### WORK TO COMPLETE
Transcribe the full listing below exactly.

━━━━━━

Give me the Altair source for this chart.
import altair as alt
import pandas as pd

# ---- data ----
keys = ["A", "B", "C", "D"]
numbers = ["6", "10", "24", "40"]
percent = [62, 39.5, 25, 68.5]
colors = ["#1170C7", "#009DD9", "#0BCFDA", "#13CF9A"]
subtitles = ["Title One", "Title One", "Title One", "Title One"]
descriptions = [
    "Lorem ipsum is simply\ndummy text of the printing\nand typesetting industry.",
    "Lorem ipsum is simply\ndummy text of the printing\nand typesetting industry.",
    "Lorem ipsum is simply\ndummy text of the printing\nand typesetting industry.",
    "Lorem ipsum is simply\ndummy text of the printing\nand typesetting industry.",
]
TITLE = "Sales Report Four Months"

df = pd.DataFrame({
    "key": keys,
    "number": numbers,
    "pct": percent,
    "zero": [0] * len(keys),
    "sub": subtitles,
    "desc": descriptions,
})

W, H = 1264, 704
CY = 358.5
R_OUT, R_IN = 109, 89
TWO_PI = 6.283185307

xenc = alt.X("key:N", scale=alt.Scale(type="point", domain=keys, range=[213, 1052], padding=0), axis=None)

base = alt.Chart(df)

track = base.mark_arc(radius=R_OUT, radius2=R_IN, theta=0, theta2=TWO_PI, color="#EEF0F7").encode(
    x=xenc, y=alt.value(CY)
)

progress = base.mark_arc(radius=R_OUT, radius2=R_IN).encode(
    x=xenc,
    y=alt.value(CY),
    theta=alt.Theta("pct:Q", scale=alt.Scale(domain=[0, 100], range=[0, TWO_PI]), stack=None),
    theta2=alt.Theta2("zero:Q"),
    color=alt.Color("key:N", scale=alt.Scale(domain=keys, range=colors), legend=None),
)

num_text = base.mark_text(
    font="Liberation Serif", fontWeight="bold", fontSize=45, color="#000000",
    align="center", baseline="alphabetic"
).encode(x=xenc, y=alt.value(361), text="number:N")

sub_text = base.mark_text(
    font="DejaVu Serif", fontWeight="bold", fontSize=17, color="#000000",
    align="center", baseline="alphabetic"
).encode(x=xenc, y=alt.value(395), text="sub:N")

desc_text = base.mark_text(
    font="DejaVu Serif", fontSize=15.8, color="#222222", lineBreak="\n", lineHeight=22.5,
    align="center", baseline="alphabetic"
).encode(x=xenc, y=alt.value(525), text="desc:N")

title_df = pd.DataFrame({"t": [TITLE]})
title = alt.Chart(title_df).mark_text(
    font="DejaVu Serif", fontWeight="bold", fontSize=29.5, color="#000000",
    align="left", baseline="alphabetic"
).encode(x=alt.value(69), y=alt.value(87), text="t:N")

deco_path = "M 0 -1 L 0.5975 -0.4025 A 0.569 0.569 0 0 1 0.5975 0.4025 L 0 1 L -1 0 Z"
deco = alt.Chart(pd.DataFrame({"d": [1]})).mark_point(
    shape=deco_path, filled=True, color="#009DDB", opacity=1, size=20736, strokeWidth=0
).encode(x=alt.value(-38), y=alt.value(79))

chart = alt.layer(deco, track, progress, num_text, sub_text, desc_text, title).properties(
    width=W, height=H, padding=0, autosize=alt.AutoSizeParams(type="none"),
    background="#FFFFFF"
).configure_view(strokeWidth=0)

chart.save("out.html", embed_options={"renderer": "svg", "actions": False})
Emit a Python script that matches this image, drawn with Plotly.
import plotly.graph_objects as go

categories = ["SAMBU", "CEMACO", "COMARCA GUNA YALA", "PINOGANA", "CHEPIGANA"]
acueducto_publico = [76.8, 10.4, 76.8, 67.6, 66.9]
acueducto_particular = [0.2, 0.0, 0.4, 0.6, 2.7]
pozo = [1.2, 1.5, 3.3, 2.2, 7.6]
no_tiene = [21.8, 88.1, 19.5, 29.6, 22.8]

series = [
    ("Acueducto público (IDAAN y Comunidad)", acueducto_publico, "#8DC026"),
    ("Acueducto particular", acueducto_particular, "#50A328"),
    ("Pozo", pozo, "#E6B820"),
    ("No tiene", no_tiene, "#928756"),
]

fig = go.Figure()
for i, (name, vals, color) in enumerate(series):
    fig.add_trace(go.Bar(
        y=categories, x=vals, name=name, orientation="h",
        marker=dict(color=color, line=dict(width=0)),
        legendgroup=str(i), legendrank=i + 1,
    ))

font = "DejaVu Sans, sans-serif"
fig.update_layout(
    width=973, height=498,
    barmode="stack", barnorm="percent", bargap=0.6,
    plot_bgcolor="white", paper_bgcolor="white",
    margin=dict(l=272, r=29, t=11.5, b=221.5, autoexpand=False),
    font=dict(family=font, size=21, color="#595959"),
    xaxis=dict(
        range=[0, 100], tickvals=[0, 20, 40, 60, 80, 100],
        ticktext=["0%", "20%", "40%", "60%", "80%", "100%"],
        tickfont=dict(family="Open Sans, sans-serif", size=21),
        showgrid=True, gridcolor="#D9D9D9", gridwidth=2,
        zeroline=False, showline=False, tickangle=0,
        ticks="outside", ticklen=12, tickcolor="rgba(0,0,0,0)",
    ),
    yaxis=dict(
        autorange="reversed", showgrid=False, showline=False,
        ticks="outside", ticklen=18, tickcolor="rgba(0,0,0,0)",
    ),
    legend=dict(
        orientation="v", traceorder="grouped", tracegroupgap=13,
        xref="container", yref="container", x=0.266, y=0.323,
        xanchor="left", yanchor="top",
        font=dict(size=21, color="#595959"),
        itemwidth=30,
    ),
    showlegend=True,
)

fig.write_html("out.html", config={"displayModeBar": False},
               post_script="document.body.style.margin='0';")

━━━━━━

### FULL ANSWER
Give me the Altair source for this chart.
import altair as alt
import pandas as pd

# ---- data ----
keys = ["A", "B", "C", "D"]
numbers = ["6", "10", "24", "40"]
percent = [62, 39.5, 25, 68.5]
colors = ["#1170C7", "#009DD9", "#0BCFDA", "#13CF9A"]
subtitles = ["Title One", "Title One", "Title One", "Title One"]
descriptions = [
    "Lorem ipsum is simply\ndummy text of the printing\nand typesetting industry.",
    "Lorem ipsum is simply\ndummy text of the printing\nand typesetting industry.",
    "Lorem ipsum is simply\ndummy text of the printing\nand typesetting industry.",
    "Lorem ipsum is simply\ndummy text of the printing\nand typesetting industry.",
]
TITLE = "Sales Report Four Months"

df = pd.DataFrame({
    "key": keys,
    "number": numbers,
    "pct": percent,
    "zero": [0] * len(keys),
    "sub": subtitles,
    "desc": descriptions,
})

W, H = 1264, 704
CY = 358.5
R_OUT, R_IN = 109, 89
TWO_PI = 6.283185307

xenc = alt.X("key:N", scale=alt.Scale(type="point", domain=keys, range=[213, 1052], padding=0), axis=None)

base = alt.Chart(df)

track = base.mark_arc(radius=R_OUT, radius2=R_IN, theta=0, theta2=TWO_PI, color="#EEF0F7").encode(
    x=xenc, y=alt.value(CY)
)

progress = base.mark_arc(radius=R_OUT, radius2=R_IN).encode(
    x=xenc,
    y=alt.value(CY),
    theta=alt.Theta("pct:Q", scale=alt.Scale(domain=[0, 100], range=[0, TWO_PI]), stack=None),
    theta2=alt.Theta2("zero:Q"),
    color=alt.Color("key:N", scale=alt.Scale(domain=keys, range=colors), legend=None),
)

num_text = base.mark_text(
    font="Liberation Serif", fontWeight="bold", fontSize=45, color="#000000",
    align="center", baseline="alphabetic"
).encode(x=xenc, y=alt.value(361), text="number:N")

sub_text = base.mark_text(
    font="DejaVu Serif", fontWeight="bold", fontSize=17, color="#000000",
    align="center", baseline="alphabetic"
).encode(x=xenc, y=alt.value(395), text="sub:N")

desc_text = base.mark_text(
    font="DejaVu Serif", fontSize=15.8, color="#222222", lineBreak="\n", lineHeight=22.5,
    align="center", baseline="alphabetic"
).encode(x=xenc, y=alt.value(525), text="desc:N")

title_df = pd.DataFrame({"t": [TITLE]})
title = alt.Chart(title_df).mark_text(
    font="DejaVu Serif", fontWeight="bold", fontSize=29.5, color="#000000",
    align="left", baseline="alphabetic"
).encode(x=alt.value(69), y=alt.value(87), text="t:N")

deco_path = "M 0 -1 L 0.5975 -0.4025 A 0.569 0.569 0 0 1 0.5975 0.4025 L 0 1 L -1 0 Z"
deco = alt.Chart(pd.DataFrame({"d": [1]})).mark_point(
    shape=deco_path, filled=True, color="#009DDB", opacity=1, size=20736, strokeWidth=0
).encode(x=alt.value(-38), y=alt.value(79))

chart = alt.layer(deco, track, progress, num_text, sub_text, desc_text, title).properties(
    width=W, height=H, padding=0, autosize=alt.AutoSizeParams(type="none"),
    background="#FFFFFF"
).configure_view(strokeWidth=0)

chart.save("out.html", embed_options={"renderer": "svg", "actions": False})
Emit a Python script that matches this image, drawn with Plotly.
import plotly.graph_objects as go

categories = ["SAMBU", "CEMACO", "COMARCA GUNA YALA", "PINOGANA", "CHEPIGANA"]
acueducto_publico = [76.8, 10.4, 76.8, 67.6, 66.9]
acueducto_particular = [0.2, 0.0, 0.4, 0.6, 2.7]
pozo = [1.2, 1.5, 3.3, 2.2, 7.6]
no_tiene = [21.8, 88.1, 19.5, 29.6, 22.8]

series = [
    ("Acueducto público (IDAAN y Comunidad)", acueducto_publico, "#8DC026"),
    ("Acueducto particular", acueducto_particular, "#50A328"),
    ("Pozo", pozo, "#E6B820"),
    ("No tiene", no_tiene, "#928756"),
]

fig = go.Figure()
for i, (name, vals, color) in enumerate(series):
    fig.add_trace(go.Bar(
        y=categories, x=vals, name=name, orientation="h",
        marker=dict(color=color, line=dict(width=0)),
        legendgroup=str(i), legendrank=i + 1,
    ))

font = "DejaVu Sans, sans-serif"
fig.update_layout(
    width=973, height=498,
    barmode="stack", barnorm="percent", bargap=0.6,
    plot_bgcolor="white", paper_bgcolor="white",
    margin=dict(l=272, r=29, t=11.5, b=221.5, autoexpand=False),
    font=dict(family=font, size=21, color="#595959"),
    xaxis=dict(
        range=[0, 100], tickvals=[0, 20, 40, 60, 80, 100],
        ticktext=["0%", "20%", "40%", "60%", "80%", "100%"],
        tickfont=dict(family="Open Sans, sans-serif", size=21),
        showgrid=True, gridcolor="#D9D9D9", gridwidth=2,
        zeroline=False, showline=False, tickangle=0,
        ticks="outside", ticklen=12, tickcolor="rgba(0,0,0,0)",
    ),
    yaxis=dict(
        autorange="reversed", showgrid=False, showline=False,
        ticks="outside", ticklen=18, tickcolor="rgba(0,0,0,0)",
    ),
    legend=dict(
        orientation="v", traceorder="grouped", tracegroupgap=13,
        xref="container", yref="container", x=0.266, y=0.323,
        xanchor="left", yanchor="top",
        font=dict(size=21, color="#595959"),
        itemwidth=30,
    ),
    showlegend=True,
)

fig.write_html("out.html", config={"displayModeBar": False},
               post_script="document.body.style.margin='0';")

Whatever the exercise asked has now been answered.